In the U.S. context that would work out to be a little under $40
billion a year, or about 10 percent of what Sanders is claiming his
wealth tax will generate.
All but three of the European countries
that adopted a wealth tax have since repealed it, citing low revenues,
high administration costs, burdensome effects on entrepreneurship, and
capital flight.
Sanders has a few ideas on how to make
administration easier and prevent the rich from evading his wealth tax,
including a "national wealth registry," a 100 percent audit rate for
billionaires, and a 40-60 percent tax on wealthy emigrants.

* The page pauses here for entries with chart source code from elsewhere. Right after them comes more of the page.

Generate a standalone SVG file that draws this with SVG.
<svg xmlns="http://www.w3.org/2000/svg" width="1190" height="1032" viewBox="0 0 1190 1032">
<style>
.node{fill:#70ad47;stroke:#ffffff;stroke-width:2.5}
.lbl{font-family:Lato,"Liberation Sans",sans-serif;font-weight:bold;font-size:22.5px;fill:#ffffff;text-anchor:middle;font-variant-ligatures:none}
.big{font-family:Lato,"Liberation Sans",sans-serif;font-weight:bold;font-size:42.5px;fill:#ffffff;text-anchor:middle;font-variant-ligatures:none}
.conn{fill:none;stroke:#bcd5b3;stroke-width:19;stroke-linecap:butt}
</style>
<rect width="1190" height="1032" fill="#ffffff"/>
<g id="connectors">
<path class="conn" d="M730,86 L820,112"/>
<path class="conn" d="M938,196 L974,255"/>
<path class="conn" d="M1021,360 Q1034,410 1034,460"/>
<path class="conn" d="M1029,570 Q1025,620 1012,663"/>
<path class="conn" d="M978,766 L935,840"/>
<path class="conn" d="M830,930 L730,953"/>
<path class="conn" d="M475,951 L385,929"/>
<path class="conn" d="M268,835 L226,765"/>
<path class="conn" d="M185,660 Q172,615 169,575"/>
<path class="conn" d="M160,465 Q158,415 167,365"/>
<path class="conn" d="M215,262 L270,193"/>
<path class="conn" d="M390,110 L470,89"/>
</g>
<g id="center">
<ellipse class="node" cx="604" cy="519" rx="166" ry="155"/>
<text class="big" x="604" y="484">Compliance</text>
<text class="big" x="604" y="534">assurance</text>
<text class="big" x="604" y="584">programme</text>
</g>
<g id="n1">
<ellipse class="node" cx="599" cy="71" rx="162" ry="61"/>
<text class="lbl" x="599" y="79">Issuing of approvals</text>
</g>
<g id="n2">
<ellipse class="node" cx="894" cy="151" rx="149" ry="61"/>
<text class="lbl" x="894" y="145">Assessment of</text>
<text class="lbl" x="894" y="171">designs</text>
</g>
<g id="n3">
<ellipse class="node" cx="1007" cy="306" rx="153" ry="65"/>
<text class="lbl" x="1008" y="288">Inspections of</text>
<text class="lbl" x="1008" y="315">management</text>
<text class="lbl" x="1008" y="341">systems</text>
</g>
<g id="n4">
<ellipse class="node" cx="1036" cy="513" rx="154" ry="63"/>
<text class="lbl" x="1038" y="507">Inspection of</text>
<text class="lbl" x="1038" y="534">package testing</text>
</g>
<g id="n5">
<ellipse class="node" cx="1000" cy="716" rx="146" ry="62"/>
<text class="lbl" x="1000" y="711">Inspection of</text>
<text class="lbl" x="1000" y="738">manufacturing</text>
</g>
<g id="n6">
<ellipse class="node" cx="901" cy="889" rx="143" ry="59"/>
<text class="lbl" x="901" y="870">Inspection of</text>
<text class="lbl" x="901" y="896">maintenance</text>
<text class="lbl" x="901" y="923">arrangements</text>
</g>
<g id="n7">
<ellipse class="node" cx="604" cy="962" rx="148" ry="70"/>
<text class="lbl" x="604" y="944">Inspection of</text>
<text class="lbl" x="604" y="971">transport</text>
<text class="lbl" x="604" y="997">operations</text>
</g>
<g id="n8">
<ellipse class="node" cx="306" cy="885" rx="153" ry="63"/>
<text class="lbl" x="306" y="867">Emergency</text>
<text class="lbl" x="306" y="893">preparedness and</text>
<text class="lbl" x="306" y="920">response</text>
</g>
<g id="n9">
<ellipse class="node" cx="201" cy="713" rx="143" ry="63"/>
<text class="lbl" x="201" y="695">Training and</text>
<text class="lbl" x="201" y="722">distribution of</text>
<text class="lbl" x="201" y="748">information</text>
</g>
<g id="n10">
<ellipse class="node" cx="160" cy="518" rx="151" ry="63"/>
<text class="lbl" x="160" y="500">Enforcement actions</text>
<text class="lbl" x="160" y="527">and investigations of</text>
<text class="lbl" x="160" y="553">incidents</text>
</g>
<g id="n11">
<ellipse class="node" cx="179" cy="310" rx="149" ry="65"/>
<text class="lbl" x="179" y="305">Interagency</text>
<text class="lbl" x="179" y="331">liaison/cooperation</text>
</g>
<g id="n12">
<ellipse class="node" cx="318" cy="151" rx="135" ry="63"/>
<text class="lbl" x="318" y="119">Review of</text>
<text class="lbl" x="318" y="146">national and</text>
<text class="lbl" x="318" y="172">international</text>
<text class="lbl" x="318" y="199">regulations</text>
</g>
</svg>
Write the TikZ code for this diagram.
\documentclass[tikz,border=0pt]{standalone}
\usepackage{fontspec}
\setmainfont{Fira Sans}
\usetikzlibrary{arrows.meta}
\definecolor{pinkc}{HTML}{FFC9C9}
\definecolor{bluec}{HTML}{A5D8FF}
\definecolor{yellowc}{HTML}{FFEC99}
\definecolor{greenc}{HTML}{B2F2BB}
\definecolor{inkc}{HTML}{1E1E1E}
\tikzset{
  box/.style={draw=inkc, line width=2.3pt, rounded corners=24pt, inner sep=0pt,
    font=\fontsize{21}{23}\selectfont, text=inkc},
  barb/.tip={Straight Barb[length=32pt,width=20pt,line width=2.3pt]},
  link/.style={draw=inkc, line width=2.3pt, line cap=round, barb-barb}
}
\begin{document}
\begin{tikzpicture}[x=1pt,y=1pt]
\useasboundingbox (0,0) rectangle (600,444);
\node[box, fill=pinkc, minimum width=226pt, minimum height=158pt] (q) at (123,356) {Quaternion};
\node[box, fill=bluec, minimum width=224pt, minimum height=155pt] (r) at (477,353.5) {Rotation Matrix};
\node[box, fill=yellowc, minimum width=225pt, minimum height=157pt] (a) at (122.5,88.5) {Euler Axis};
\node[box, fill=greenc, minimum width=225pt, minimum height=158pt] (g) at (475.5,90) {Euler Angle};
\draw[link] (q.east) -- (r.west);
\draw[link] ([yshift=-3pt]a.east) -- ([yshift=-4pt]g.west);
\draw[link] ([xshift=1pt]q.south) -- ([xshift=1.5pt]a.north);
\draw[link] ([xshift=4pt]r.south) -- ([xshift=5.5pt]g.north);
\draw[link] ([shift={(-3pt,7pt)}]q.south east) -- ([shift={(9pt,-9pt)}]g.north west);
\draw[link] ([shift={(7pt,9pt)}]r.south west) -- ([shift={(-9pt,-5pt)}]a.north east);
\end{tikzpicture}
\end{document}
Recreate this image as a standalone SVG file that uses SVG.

Fewer exemptions, however, means a wealth tax will have harsher economic effects, says Edwards.
"The
left-wingers have this idea that most wealth is gold bars underneath
the mattresses of rich people," Edwards observes. "Most wealth is
actually active business assets. It's the value of the assets that are
actively producing and employing people in production."
Taxing
these business assets would, in turn, mean less capital investment,
argues Edwards, and therefore fewer jobs or lower wages for the workers
who would have otherwise been made more productive by that capital
investment.
The innumerate problems with a wealth tax, coupled
with the fact that much easier means exist for the government to shake
down the wealthy, suggests that Sanders' proposal is less about policy
and more about signaling.
That is something
Reason's Peter Suderman
argued
in a recent video, observing that "the wealth tax is best understood,
not as a revenue raiser, but as a symbolic declaration of opposition to
the existence of outsized wealth, regardless of how it was obtained."